Minimize all chances for personal contact with him by varying your routines and the routes you take. If you do see him, don't react at all and definitely don't show him you are afraid, that is the exact reaction he wants.

Let reliable people around you know what is going on and have them keep on the look out. Describe the person and their vehicle, or better yet show a photo to family members, neighbors, co-workers, school officials, secretaries, receptionists, doormen, apartment managers, household staff and police.

Park in well lit and visible areas. If you are being followed while in your car head to the police station, fire department or any other busy place. Honk your horn to attract attention. Keep a cell phone with you, but be aware that the stalker could pick up your conversations with a scanner.

At home, you can have the police come and do a free security check, this is available in most areas.
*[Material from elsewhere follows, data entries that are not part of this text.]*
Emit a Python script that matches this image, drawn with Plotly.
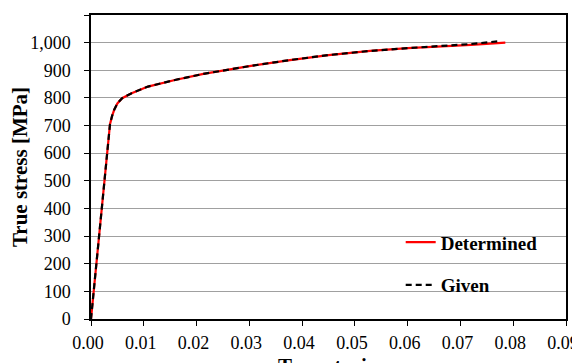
import plotly.graph_objects as go

# Data
det_strain = [0, 0.0033, 0.0036, 0.0040, 0.0044, 0.0050, 0.0059, 0.0077, 0.0108, 0.0159,
              0.0213, 0.030, 0.0377, 0.045, 0.0529, 0.060, 0.0655, 0.072, 0.0785]
det_stress = [0, 660, 705, 735, 757, 780, 799, 817, 841, 865,
              887, 915, 937, 955, 970, 980, 985, 992, 1000]

giv_strain = [0, 0.0033, 0.0036, 0.0040, 0.0044, 0.0050, 0.0059, 0.0077, 0.0108, 0.0159,
              0.0213, 0.030, 0.0377, 0.045, 0.0529, 0.060, 0.0655, 0.072, 0.0772]
giv_stress = [0, 660, 705, 735, 757, 780, 799, 817, 841, 865,
              887, 915, 937, 955, 970, 980, 986, 995, 1005]

x_ticks = [0, 0.01, 0.02, 0.03, 0.04, 0.05, 0.06, 0.07, 0.08, 0.09]
y_ticks = list(range(0, 1101, 100))

FONT = "Liberation Serif"

fig = go.Figure()
fig.add_trace(go.Scatter(x=det_strain, y=det_stress, mode="lines", name="Determined",
                         legendgroup="a", line=dict(color="#ff0000", width=2.2)))
fig.add_trace(go.Scatter(x=giv_strain, y=giv_stress, mode="lines", name="Given",
                         legendgroup="b", line=dict(color="#000000", width=2.2, dash="6px,4px")))

fig.add_shape(type="rect", xref="paper", yref="paper", x0=0.611, x1=0.985, y0=0.07, y1=0.35,
              fillcolor="white", line=dict(width=0), layer="between")

fig.add_annotation(text="<b>True strain</b>", xref="paper", yref="paper", x=0.5, y=0,
                   xanchor="center", yanchor="top", yshift=-33, showarrow=False,
                   font=dict(family=FONT, size=21, color="black"))

fig.update_layout(
    width=572, height=355,
    margin=dict(l=83, r=14, t=7, b=43.5, autoexpand=False),
    paper_bgcolor="white", plot_bgcolor="white",
    font=dict(family=FONT, size=18, color="black"),
    showlegend=True,
    legend=dict(x=0.652, y=0.315, xanchor="left", yanchor="top",
                bgcolor="rgba(0,0,0,0)", borderwidth=0,
                font=dict(family=FONT, size=19, color="black", weight="bold"),
                traceorder="grouped", tracegroupgap=15),
    xaxis=dict(range=[0, 0.09], tickvals=x_ticks, tickformat=".2f",
               showgrid=False, zeroline=False,
               showline=True, linecolor="black", linewidth=1.5, mirror=True,
               ticks="outside", ticklen=5, tickcolor="black", tickwidth=1,
               tickfont=dict(family=FONT, size=18), ticklabelstandoff=2,
               ticklabelshift=-3, ticklabeloverflow="allow", automargin=False),
    yaxis=dict(range=[0, 1100], tickvals=y_ticks, tickformat=",d",
               showgrid=True, gridcolor="#a0a0a0", gridwidth=1, zeroline=False,
               showline=True, linecolor="black", linewidth=1.5, mirror=True,
               ticks="outside", ticklen=5, tickcolor="black", tickwidth=1,
               tickfont=dict(family=FONT, size=18), ticklabelstandoff=10,
               title=dict(text="<b>True stress [MPa]</b>", font=dict(family=FONT, size=21), standoff=4),
               automargin=False),
)

fig.write_html("out.html")
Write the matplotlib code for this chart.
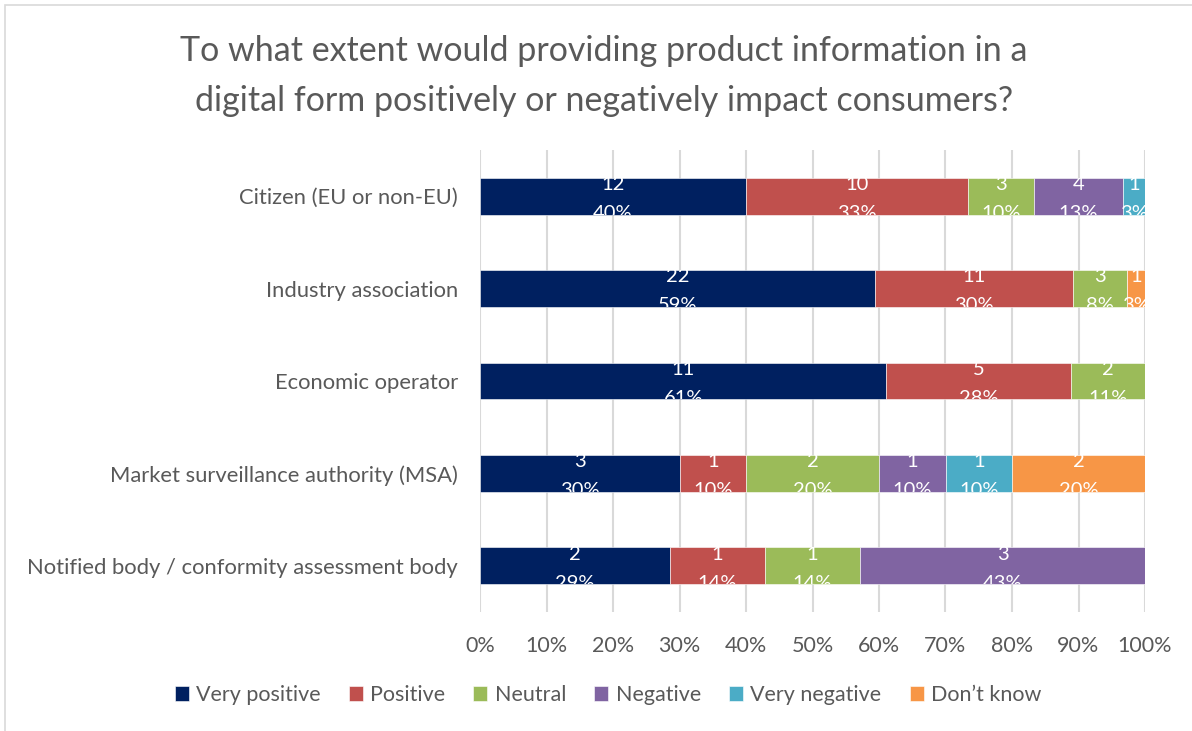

This is highly recommended, so there is nothing over looked.

At work, make sure all visitors and packages go through reception. If you have reserved parking areas, take your name off it. Inform any on-site security of the situation. Have someone screen all calls if necessary. Always leave work with others, to go to your car.

If you receive even ONE threat call the police or a threat assessment professional. Evaluate the threat, his character, motives and circumstances to judge if it is likely to be carried out. Take ALL threats seriously, but don't over-react to the stalker, that may cause your situation to escalate.

With whatever route you choose for your safety, do not neglect your emotional well-being. You will probably be under alot of stress and feel alone with this nightmare. There are many places to get support and encouragement. Counseling, close friends and or family, can make a huge difference for you, while dealing with these extremely, frustrating situations. Don't be embarassed or afraid to tell people and ask for help. This is your safety and your life, ask for help and get protection. It is always better to be safe, than take any risks.